چكيده به لاتين
In recent decades, the increasing prevalence of metabolic syndrome has become a challenge for global health systems. The economic and clinical burden of this syndrome imposes huge direct and indirect costs on governments and patients annually. In recent years, the application of machine learning algorithms in the field of public health particularly for the prediction and diagnosis of diseases has garnered significant attention. The primary objective of this study is to predict metabolic syndrome in individuals by presenting an analytical approach based on the CRISP-DM methodology (Cross-Industry Standard Process for Data Mining), utilizing ensemble learning algorithms and comparing their performance in predicting and diagnosing metabolic syndrome as well as identifying the most important risk factors.
To conduct this research, a dataset representing the U.S. population was employed, which included not only laboratory and clinical measurements but also demographic information (such as sex, race, marital status, and income). Following the data preprocessing phase, the implementation of individual and ensemble machine learning algorithms, and the tuning of optimal parameters through Randomized Search, the results indicated that the Gradient Boosting ensemble algorithm achieved the highest predictive performance with an accuracy of 92.6%, surpassing the results reported in previous studies by 3.2%.

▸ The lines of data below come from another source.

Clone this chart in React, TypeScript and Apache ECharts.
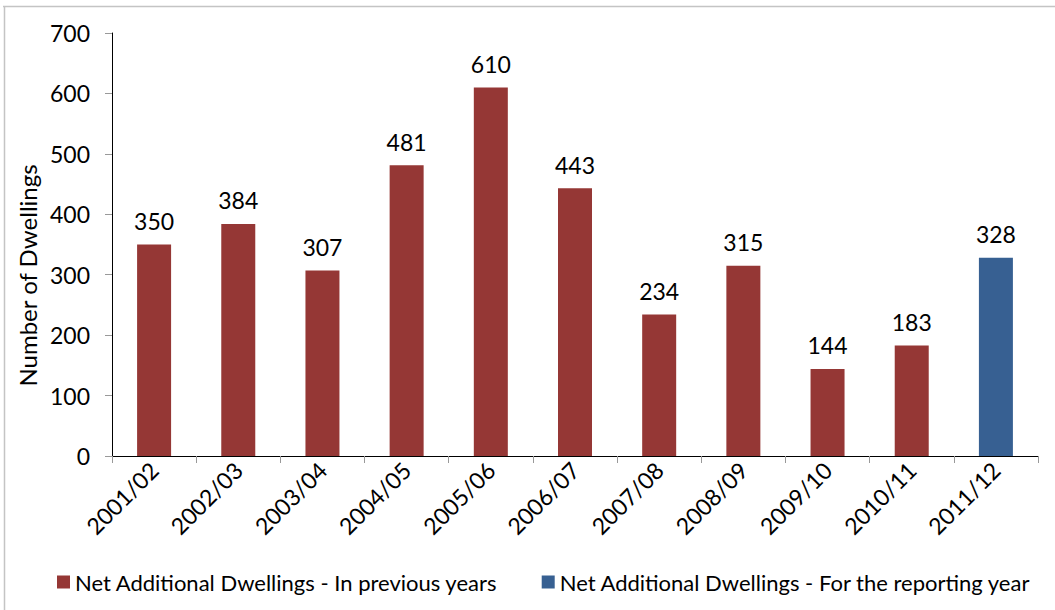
import React, { useEffect, useRef } from "react";
import * as echarts from "echarts";

const years = [
  "2001/02", "2002/03", "2003/04", "2004/05", "2005/06", "2006/07",
  "2007/08", "2008/09", "2009/10", "2010/11", "2011/12",
];
const previousYears = [350, 384, 307, 481, 610, 443, 234, 315, 144, 183, null];
const reportingYear = [null, null, null, null, null, null, null, null, null, null, 328];
const yTicks = { min: 0, max: 700, interval: 100 };

const FONT = "Lato, 'Open Sans', sans-serif";

export default function App() {
  const ref = useRef<HTMLDivElement>(null);

  useEffect(() => {
    document.body.style.margin = "0";
    const chart = echarts.init(ref.current!, null, { renderer: "svg" });
    const label = {
      show: true,
      position: "top",
      distance: 12,
      color: "#000",
      fontSize: 23,
      fontFamily: FONT,
    };
    chart.setOption({
      animation: false,
      textStyle: { fontFamily: FONT },
      graphic: [
        { type: "line", shape: { x1: 3, y1: 6.5, x2: 1055, y2: 6.5 }, style: { stroke: "#c4c4c4", lineWidth: 1.5 } },
        { type: "line", shape: { x1: 4.5, y1: 6, x2: 4.5, y2: 610 }, style: { stroke: "#c4c4c4", lineWidth: 1.5 } },
      ],
      grid: { left: 112, right: 17, top: 33, bottom: 154 },
      legend: {
        bottom: 12,
        left: 52,
        itemWidth: 13,
        itemHeight: 13,
        itemGap: 44,
        icon: "rect",
        textStyle: { fontSize: 22, color: "#000", fontFamily: FONT },
        data: [
          "Net Additional Dwellings - In previous years",
          "Net Additional Dwellings - For the reporting year",
        ],
      },
      xAxis: {
        type: "category",
        data: years,
        axisLine: { lineStyle: { color: "#000", width: 1 } },
        axisTick: { show: true, length: 7, lineStyle: { color: "#999" } },
        axisLabel: { rotate: 45, fontSize: 23, color: "#000", margin: 10, fontFamily: FONT },
      },
      yAxis: {
        type: "value",
        min: yTicks.min,
        max: yTicks.max,
        interval: yTicks.interval,
        name: "Number of Dwellings",
        nameLocation: "middle",
        nameGap: 70,
        nameTextStyle: { fontSize: 24, color: "#000", fontFamily: FONT, padding: [0, 62, 0, 0] },
        splitLine: { show: false },
        axisLine: { show: true, lineStyle: { color: "#000", width: 1 } },
        axisTick: { show: true, inside: false, length: 7, lineStyle: { color: "#999" } },
        axisLabel: { fontSize: 23, color: "#000", margin: 22, fontFamily: FONT },
      },
      series: [
        {
          name: "Net Additional Dwellings - In previous years",
          type: "bar",
          stack: "dwellings",
          data: previousYears,
          barWidth: 34,
          itemStyle: { color: "#953735" },
          label,
        },
        {
          name: "Net Additional Dwellings - For the reporting year",
          type: "bar",
          stack: "dwellings",
          data: reportingYear,
          barWidth: 34,
          itemStyle: { color: "#376092" },
          label,
        },
      ],
    });
    return () => chart.dispose();
  }, []);

  return <div ref={ref} style={{ width: 1055, height: 610, background: "#fff" }} />;
}
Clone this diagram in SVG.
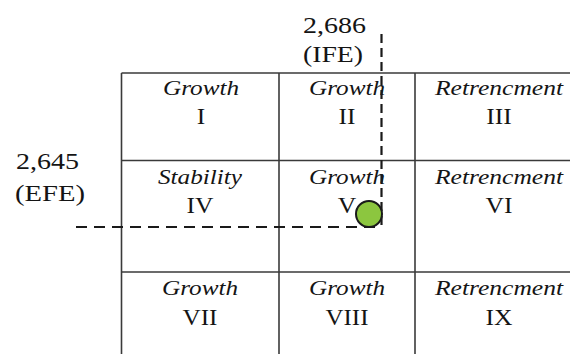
<svg xmlns="http://www.w3.org/2000/svg" width="570" height="354" viewBox="0 0 570 354">
<style>
.bg{fill:#ffffff}
.grid{stroke:#3a3a3a;stroke-width:1.6;fill:none}
.t{font-family:"Liberation Serif","Times New Roman",serif;fill:#141414;text-anchor:middle}
.lab{font-size:24px}
.name{font-size:22px;font-style:italic}
.num{font-size:22.5px}
.dash{stroke:#1a1a1a;stroke-width:2.2;fill:none}
.pt{fill:#8cc63f;stroke:#1a1a1a;stroke-width:2}
</style>
<rect class="bg" x="0" y="0" width="570" height="354"/>
<g id="grid">
<line class="grid" x1="121.5" y1="73" x2="570" y2="73"/>
<line class="grid" x1="121.5" y1="160.5" x2="570" y2="160.5"/>
<line class="grid" x1="121.5" y1="272" x2="570" y2="272"/>
<line class="grid" x1="121.5" y1="73" x2="121.5" y2="354"/>
<line class="grid" x1="279" y1="73" x2="279" y2="354"/>
<line class="grid" x1="415" y1="73" x2="415" y2="354"/>
</g>
<g id="cell-I"><text class="t name" x="201" y="95" textLength="76" lengthAdjust="spacingAndGlyphs">Growth</text><text class="t num" x="201" y="123.5" textLength="8.5" lengthAdjust="spacingAndGlyphs">I</text></g>
<g id="cell-II"><text class="t name" x="347" y="95" textLength="76" lengthAdjust="spacingAndGlyphs">Growth</text><text class="t num" x="347" y="123.5" textLength="17" lengthAdjust="spacingAndGlyphs">II</text></g>
<g id="cell-III"><text class="t name" x="499" y="95" textLength="128" lengthAdjust="spacingAndGlyphs">Retrencment</text><text class="t num" x="499" y="123.5" textLength="25.5" lengthAdjust="spacingAndGlyphs">III</text></g>
<g id="cell-IV"><text class="t name" x="200" y="183.5" textLength="84" lengthAdjust="spacingAndGlyphs">Stability</text><text class="t num" x="200" y="213" textLength="27" lengthAdjust="spacingAndGlyphs">IV</text></g>
<g id="cell-V"><text class="t name" x="347" y="183.5" textLength="76" lengthAdjust="spacingAndGlyphs">Growth</text><text class="t num" x="347" y="213" textLength="18.5" lengthAdjust="spacingAndGlyphs">V</text></g>
<g id="cell-VI"><text class="t name" x="499" y="183.5" textLength="128" lengthAdjust="spacingAndGlyphs">Retrencment</text><text class="t num" x="499" y="213" textLength="27" lengthAdjust="spacingAndGlyphs">VI</text></g>
<g id="cell-VII"><text class="t name" x="200" y="295" textLength="76" lengthAdjust="spacingAndGlyphs">Growth</text><text class="t num" x="200" y="325" textLength="35" lengthAdjust="spacingAndGlyphs">VII</text></g>
<g id="cell-VIII"><text class="t name" x="347" y="295" textLength="76" lengthAdjust="spacingAndGlyphs">Growth</text><text class="t num" x="347" y="325" textLength="43" lengthAdjust="spacingAndGlyphs">VIII</text></g>
<g id="cell-IX"><text class="t name" x="499" y="295" textLength="128" lengthAdjust="spacingAndGlyphs">Retrencment</text><text class="t num" x="499" y="325" textLength="27" lengthAdjust="spacingAndGlyphs">IX</text></g>
<g id="label-ife"><text class="t lab" x="334.5" y="33" textLength="63" lengthAdjust="spacingAndGlyphs">2,686</text><text class="t lab" x="333" y="61.5" textLength="60" lengthAdjust="spacingAndGlyphs">(IFE)</text></g>
<g id="label-efe"><text class="t lab" x="47.5" y="169" textLength="63" lengthAdjust="spacingAndGlyphs">2,645</text><text class="t lab" x="50" y="201" textLength="70" lengthAdjust="spacingAndGlyphs">(EFE)</text></g>
<g id="connectors">
<line class="dash" x1="381.5" y1="34" x2="381.5" y2="227" stroke-dasharray="9 5"/>
<line class="dash" x1="76" y1="227" x2="382" y2="227" stroke-dasharray="11 7"/>
</g>
<g id="point"><circle class="pt" cx="369" cy="214" r="13"/></g>
</svg>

Feature importance analysis revealed that the most influential risk factors for developing metabolic syndrome were elevated blood glucose levels, high triglycerides, increased waist circumference (abdominal obesity), and low HDL cholesterol. Additionally, variables such as the urine albumin-to-creatinine ratio, age, sex, and income also played a significant role. In the descriptive analysis section, high-risk groups were identified, and the potential influence of demographic variables, mental health status, and predominant dietary patterns across different subpopulations on disease development was briefly explored.
The findings of this research not only enable more accurate prediction of metabolic syndrome and identification of high-risk groups but also contribute to enhancing preventive strategies, facilitating early diagnosis, and optimizing healthcare system resources to benefit patients, governments, and public health organizations. Early diagnosis of metabolic syndrome can prevent the occurrence of cardiovascular diseases, diabetes, and kidney failure, lead to reduced hospitalization rates and long-term medical costs, and manage the health systemʹs financial resources more efficiently.